# Start of DATA SUPPLIED

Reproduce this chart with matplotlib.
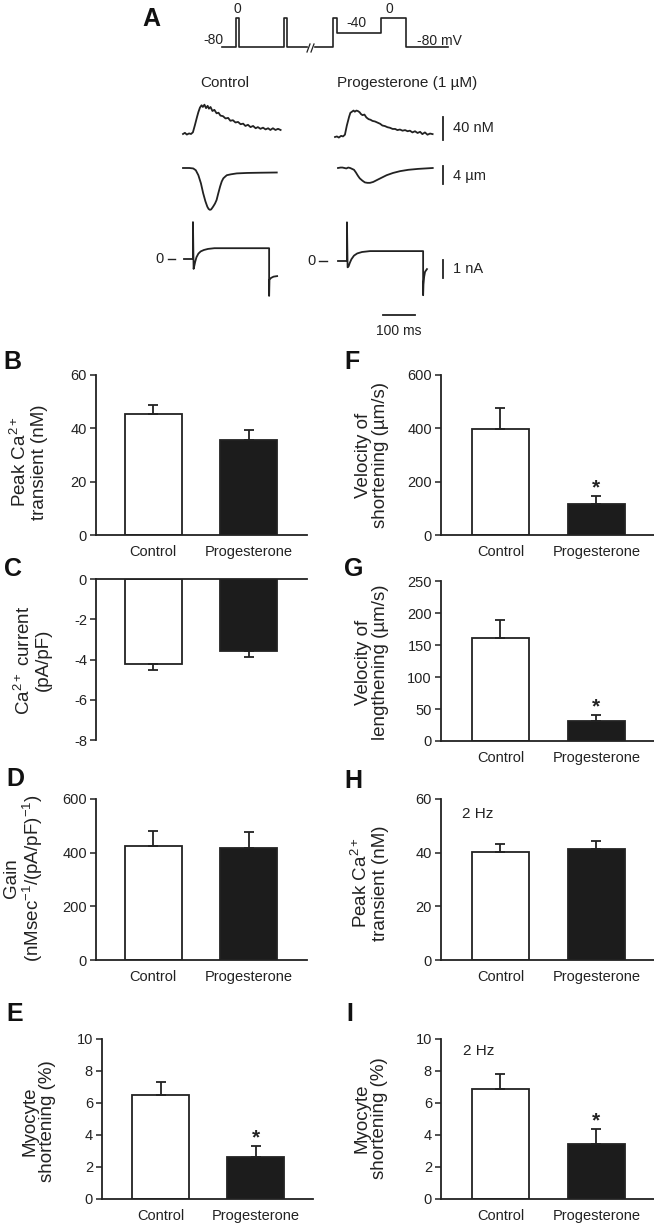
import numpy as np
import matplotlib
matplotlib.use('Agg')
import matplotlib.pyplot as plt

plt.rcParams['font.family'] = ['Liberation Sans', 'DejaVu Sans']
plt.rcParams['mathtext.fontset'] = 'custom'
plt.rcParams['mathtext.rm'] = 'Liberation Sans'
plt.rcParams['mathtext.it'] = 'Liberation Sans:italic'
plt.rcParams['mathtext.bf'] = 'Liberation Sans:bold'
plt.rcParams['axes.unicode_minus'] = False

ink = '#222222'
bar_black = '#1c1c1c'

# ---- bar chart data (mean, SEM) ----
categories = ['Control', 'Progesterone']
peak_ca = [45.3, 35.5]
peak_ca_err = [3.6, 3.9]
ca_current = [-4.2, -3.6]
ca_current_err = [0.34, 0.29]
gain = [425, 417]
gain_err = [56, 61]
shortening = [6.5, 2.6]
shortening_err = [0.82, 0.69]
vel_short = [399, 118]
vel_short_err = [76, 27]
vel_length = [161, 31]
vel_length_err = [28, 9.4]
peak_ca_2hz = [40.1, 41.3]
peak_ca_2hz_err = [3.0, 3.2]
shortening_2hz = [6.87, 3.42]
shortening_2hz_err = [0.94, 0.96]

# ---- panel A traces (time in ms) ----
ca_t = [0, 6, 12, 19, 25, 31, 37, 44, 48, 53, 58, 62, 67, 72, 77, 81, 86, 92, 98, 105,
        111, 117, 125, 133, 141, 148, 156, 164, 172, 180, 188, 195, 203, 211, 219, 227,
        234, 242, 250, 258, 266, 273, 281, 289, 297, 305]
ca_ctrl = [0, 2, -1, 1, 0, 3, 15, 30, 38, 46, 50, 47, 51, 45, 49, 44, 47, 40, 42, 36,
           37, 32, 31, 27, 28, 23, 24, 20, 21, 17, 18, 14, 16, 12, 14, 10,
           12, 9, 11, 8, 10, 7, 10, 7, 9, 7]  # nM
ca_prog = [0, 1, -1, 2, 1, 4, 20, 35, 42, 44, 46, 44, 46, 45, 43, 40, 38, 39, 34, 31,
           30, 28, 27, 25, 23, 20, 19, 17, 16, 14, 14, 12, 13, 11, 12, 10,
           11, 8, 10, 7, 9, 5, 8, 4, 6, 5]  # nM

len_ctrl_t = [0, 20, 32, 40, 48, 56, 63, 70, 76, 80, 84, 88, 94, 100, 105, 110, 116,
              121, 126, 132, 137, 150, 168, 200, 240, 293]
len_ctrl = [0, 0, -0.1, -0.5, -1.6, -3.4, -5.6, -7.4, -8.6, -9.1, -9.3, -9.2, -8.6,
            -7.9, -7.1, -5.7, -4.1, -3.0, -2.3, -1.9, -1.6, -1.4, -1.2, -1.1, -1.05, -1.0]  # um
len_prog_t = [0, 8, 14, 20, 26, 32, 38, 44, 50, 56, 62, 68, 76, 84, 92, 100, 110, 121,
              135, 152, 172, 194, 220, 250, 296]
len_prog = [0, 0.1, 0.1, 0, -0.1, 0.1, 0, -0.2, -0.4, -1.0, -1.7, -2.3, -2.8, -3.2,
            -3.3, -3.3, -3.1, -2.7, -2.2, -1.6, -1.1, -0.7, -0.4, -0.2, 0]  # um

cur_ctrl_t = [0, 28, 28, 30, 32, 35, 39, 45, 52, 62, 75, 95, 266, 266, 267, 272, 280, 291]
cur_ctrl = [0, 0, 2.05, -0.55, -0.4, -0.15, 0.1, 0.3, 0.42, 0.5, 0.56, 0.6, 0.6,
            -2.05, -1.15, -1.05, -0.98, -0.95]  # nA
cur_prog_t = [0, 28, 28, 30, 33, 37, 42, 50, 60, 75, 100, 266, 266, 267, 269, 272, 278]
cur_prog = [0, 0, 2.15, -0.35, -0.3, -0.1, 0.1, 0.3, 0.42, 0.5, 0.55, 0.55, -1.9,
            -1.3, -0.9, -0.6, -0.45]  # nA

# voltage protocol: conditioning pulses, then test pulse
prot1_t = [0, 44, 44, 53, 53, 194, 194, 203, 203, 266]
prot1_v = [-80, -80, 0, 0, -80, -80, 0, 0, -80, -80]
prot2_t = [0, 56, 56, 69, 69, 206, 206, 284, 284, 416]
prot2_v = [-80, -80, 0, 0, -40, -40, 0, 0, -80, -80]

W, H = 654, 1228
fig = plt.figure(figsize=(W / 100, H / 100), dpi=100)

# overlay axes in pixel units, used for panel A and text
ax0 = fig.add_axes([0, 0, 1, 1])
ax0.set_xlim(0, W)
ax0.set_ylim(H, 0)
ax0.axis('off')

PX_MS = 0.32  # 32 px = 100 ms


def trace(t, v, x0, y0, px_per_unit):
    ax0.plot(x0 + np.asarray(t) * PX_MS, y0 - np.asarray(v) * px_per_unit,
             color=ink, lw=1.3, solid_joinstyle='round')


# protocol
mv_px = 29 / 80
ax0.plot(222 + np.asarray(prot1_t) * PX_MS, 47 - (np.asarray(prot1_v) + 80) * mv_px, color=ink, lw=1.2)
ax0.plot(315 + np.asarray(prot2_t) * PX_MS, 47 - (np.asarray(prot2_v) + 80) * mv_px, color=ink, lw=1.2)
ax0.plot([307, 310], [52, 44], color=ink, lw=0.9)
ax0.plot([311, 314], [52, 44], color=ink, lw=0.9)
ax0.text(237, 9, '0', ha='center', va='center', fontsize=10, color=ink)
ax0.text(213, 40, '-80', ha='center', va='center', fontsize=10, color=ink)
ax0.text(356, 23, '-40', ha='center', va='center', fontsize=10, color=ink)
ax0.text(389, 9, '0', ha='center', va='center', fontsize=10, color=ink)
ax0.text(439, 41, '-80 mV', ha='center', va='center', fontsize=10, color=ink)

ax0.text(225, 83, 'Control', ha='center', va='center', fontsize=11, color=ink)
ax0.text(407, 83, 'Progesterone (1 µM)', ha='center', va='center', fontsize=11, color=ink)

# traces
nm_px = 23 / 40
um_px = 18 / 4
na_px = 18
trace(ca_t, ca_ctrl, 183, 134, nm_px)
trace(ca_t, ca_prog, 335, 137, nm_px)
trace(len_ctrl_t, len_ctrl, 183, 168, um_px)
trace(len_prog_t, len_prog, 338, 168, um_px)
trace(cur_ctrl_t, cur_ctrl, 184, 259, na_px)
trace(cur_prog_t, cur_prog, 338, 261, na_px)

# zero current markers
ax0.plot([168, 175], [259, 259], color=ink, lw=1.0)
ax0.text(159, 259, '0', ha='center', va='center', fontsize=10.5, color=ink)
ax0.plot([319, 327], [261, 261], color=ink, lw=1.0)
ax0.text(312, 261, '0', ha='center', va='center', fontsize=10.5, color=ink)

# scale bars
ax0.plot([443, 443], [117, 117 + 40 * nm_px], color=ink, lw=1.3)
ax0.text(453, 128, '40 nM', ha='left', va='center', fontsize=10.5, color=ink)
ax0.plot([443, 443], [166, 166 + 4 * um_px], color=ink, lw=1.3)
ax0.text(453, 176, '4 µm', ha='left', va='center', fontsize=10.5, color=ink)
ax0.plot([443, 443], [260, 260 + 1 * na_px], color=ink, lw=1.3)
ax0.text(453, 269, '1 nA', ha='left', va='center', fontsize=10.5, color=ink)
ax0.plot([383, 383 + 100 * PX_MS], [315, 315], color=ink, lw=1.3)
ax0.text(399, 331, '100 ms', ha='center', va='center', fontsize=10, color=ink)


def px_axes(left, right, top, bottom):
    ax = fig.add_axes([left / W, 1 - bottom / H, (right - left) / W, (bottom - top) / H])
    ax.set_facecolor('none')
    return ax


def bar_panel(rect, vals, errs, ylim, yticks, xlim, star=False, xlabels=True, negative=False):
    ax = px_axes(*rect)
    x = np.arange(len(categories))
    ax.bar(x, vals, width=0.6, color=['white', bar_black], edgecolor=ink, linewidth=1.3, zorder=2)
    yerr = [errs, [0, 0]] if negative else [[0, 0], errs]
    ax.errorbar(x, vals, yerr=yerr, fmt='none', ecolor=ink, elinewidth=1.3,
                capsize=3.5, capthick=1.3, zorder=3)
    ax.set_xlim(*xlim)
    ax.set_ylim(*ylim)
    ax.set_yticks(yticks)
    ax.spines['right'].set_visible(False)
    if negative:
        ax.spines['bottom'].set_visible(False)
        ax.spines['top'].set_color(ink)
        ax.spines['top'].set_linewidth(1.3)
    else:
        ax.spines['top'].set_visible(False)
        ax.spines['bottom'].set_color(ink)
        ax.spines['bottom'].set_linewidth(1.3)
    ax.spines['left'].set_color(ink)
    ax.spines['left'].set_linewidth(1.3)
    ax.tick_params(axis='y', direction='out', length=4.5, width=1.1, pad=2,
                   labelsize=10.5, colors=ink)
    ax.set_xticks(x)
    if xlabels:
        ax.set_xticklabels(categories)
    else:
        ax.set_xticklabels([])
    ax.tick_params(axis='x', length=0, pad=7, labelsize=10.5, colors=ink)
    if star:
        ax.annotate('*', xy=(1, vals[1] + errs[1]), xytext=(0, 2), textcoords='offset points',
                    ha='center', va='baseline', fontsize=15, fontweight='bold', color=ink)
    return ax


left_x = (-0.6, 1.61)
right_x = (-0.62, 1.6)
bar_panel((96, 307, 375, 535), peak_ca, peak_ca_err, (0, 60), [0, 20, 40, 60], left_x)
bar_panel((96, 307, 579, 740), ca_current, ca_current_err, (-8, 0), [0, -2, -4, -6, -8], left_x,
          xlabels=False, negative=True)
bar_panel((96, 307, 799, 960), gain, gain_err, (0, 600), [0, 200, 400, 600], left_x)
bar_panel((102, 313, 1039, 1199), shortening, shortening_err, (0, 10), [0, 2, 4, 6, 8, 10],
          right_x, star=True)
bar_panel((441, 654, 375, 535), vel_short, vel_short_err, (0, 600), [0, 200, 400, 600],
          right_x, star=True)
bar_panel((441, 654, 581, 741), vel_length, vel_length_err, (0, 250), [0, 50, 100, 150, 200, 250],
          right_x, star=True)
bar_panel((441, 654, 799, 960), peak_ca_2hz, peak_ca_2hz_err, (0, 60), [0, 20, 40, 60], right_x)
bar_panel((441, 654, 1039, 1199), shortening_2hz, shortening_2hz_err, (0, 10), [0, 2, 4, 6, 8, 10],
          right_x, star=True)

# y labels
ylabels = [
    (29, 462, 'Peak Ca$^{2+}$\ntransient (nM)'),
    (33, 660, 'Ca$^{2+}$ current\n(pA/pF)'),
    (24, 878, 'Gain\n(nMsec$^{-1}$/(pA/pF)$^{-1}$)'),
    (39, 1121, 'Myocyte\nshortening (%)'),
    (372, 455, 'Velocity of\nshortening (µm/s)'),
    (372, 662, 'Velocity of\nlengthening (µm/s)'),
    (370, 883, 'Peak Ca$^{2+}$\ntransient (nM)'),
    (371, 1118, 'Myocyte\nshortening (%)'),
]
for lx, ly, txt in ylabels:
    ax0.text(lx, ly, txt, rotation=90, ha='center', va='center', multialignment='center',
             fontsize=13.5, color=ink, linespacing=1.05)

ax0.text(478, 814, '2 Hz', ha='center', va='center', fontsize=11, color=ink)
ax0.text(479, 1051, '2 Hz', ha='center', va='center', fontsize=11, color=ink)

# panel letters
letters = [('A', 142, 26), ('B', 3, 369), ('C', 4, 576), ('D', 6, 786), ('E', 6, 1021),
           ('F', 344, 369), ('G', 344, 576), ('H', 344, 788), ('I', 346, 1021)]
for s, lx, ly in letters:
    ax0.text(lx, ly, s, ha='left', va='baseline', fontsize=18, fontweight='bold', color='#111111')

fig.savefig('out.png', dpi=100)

# End of DATA SUPPLIED
# Start of DATA SUPPLIED

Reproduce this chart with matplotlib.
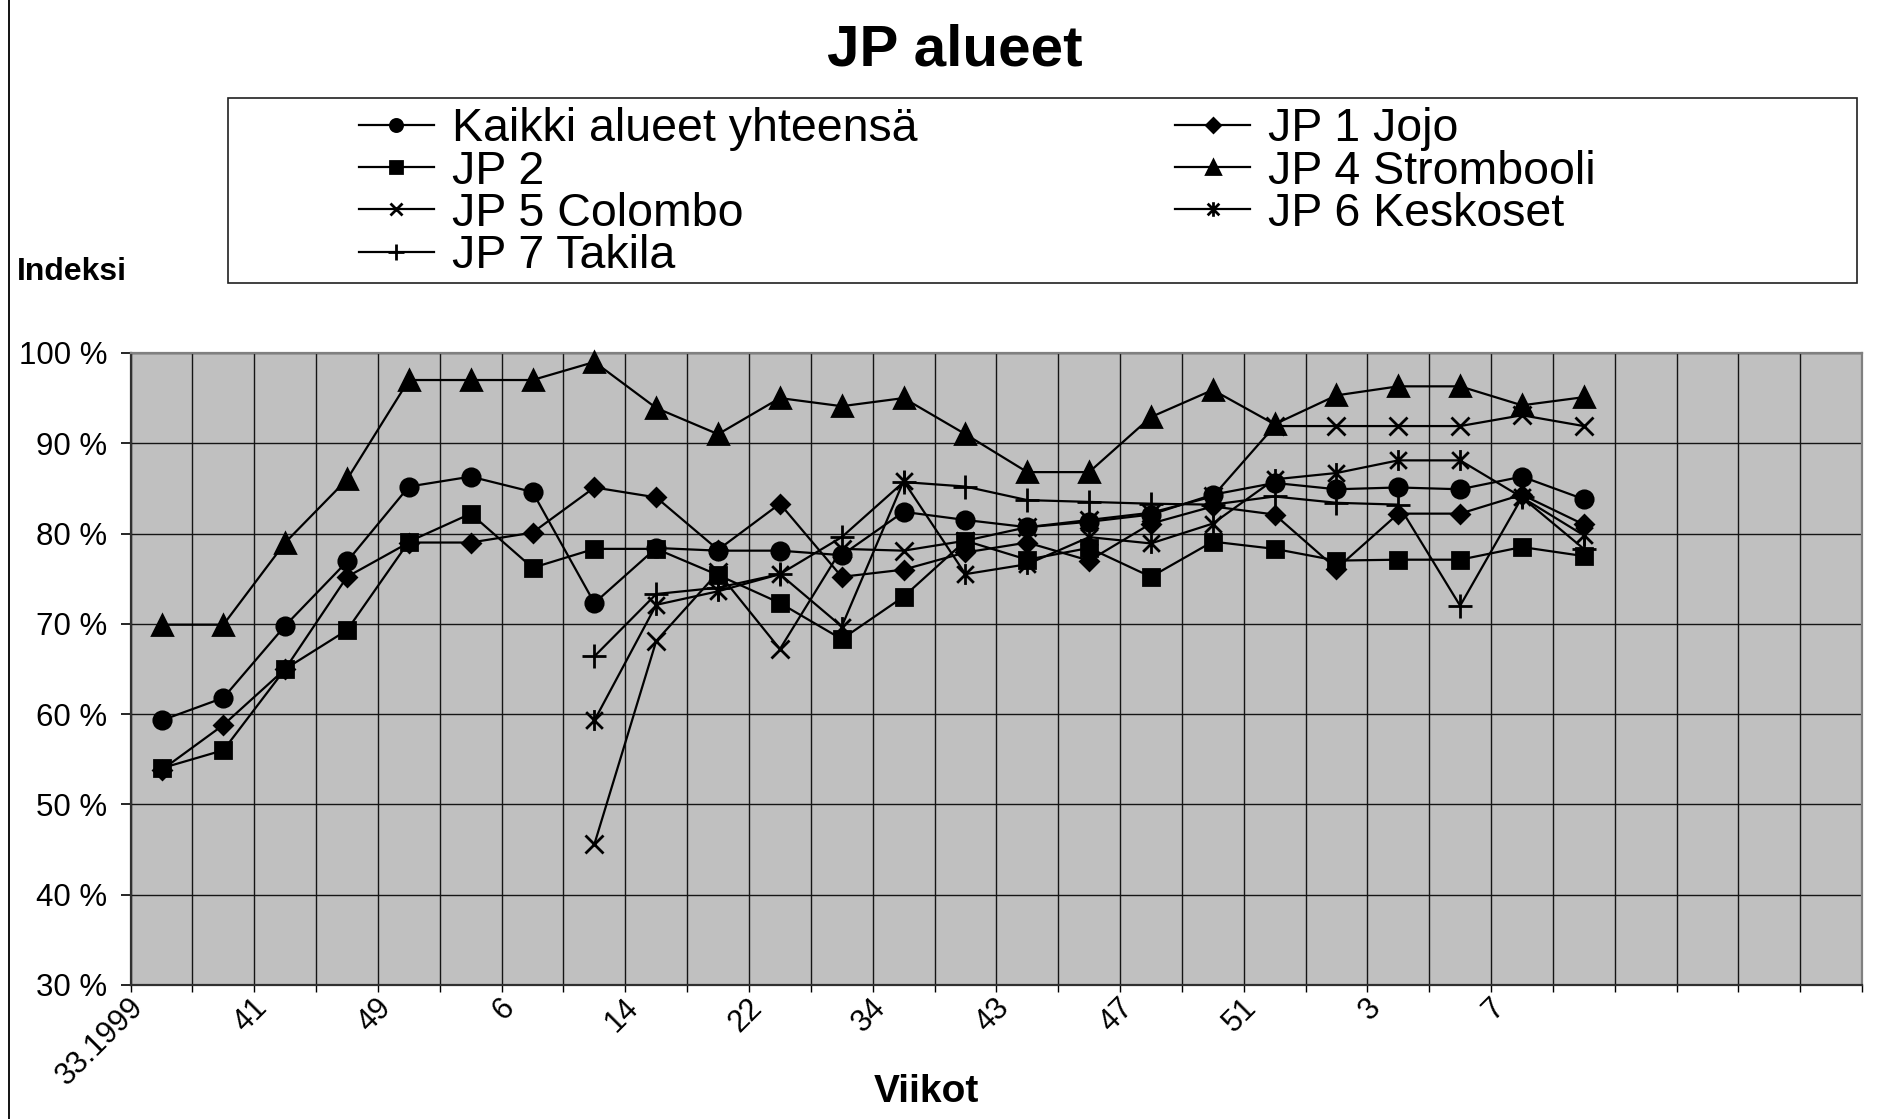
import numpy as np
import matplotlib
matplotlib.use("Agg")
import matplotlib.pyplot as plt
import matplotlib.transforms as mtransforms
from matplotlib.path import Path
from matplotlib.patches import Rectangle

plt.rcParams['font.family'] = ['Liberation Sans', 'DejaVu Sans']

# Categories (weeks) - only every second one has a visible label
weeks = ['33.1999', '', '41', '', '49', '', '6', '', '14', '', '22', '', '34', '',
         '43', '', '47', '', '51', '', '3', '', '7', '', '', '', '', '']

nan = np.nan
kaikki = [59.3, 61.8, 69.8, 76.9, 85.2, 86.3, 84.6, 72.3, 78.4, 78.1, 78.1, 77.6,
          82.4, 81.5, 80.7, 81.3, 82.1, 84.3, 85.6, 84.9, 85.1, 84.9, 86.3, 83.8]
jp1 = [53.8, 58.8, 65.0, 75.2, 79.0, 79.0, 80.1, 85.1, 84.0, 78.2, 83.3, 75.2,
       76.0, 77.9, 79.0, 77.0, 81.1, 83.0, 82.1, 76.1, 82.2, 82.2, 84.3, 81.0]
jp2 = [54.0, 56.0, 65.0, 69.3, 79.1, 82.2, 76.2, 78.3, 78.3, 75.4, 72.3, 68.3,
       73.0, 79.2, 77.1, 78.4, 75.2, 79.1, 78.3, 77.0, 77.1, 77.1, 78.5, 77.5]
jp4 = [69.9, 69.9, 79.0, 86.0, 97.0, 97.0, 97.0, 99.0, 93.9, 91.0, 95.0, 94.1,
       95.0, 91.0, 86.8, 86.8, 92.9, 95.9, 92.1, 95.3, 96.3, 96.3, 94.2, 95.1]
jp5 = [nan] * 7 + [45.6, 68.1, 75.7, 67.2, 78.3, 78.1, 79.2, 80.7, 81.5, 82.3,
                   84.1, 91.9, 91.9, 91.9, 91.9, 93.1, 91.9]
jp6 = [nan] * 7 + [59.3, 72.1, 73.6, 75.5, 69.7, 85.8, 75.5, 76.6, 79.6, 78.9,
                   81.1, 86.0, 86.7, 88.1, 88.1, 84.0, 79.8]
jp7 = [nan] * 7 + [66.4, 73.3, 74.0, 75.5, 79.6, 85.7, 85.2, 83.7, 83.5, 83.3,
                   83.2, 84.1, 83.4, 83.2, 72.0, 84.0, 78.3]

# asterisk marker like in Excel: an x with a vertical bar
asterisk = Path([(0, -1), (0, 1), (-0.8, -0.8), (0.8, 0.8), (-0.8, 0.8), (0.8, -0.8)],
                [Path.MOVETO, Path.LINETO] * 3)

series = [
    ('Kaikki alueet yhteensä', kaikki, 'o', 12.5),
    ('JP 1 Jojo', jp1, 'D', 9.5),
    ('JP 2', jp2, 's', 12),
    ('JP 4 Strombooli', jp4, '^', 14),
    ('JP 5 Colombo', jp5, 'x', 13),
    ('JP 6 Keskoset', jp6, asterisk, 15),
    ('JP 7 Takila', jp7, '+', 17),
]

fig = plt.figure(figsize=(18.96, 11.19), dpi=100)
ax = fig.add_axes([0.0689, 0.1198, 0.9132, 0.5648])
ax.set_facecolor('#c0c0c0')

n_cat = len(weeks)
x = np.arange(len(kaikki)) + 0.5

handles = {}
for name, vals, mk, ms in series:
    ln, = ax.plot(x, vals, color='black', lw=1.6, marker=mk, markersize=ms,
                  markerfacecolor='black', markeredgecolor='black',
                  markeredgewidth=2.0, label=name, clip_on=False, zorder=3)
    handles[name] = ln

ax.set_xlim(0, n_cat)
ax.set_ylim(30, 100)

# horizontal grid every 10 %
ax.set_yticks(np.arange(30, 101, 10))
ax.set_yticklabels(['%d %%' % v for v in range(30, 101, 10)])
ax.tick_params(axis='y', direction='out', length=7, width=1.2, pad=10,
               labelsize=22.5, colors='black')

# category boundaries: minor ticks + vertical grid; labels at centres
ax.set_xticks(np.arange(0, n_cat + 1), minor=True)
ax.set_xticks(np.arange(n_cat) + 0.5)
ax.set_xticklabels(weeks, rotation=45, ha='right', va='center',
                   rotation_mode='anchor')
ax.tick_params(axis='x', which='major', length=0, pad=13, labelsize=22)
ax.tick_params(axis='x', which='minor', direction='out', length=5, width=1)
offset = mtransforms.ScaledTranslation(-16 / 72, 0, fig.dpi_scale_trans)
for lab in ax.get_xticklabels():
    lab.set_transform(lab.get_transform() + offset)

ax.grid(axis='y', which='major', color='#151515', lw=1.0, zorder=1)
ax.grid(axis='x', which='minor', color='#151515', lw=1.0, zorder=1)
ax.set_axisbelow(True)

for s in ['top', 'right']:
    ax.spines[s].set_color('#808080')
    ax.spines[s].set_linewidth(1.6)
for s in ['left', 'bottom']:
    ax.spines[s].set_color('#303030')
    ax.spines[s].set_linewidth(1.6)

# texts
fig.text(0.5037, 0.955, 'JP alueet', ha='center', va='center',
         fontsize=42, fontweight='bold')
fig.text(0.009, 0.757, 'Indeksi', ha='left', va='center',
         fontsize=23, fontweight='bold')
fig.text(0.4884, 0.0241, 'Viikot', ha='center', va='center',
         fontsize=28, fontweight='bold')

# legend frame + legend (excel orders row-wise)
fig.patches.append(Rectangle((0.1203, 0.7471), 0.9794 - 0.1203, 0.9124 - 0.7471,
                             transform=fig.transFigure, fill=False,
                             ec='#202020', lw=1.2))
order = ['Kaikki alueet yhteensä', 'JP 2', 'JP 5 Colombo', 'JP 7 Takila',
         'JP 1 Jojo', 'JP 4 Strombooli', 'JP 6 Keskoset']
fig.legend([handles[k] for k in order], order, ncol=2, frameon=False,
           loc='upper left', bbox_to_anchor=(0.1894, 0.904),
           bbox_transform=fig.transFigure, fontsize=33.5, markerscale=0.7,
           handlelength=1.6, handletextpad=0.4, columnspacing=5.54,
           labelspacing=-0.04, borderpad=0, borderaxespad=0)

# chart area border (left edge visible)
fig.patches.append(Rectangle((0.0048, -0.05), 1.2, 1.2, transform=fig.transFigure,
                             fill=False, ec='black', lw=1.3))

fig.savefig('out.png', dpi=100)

# End of DATA SUPPLIED

● WHAT IS BEING ASKED: Your task is to gather every line with the word "chart" and copy it.

● OUTPUT FOR THIS TASK:
Reproduce this chart with matplotlib.
# ---- bar chart data (mean, SEM) ----
Reproduce this chart with matplotlib.
# chart area border (left edge visible)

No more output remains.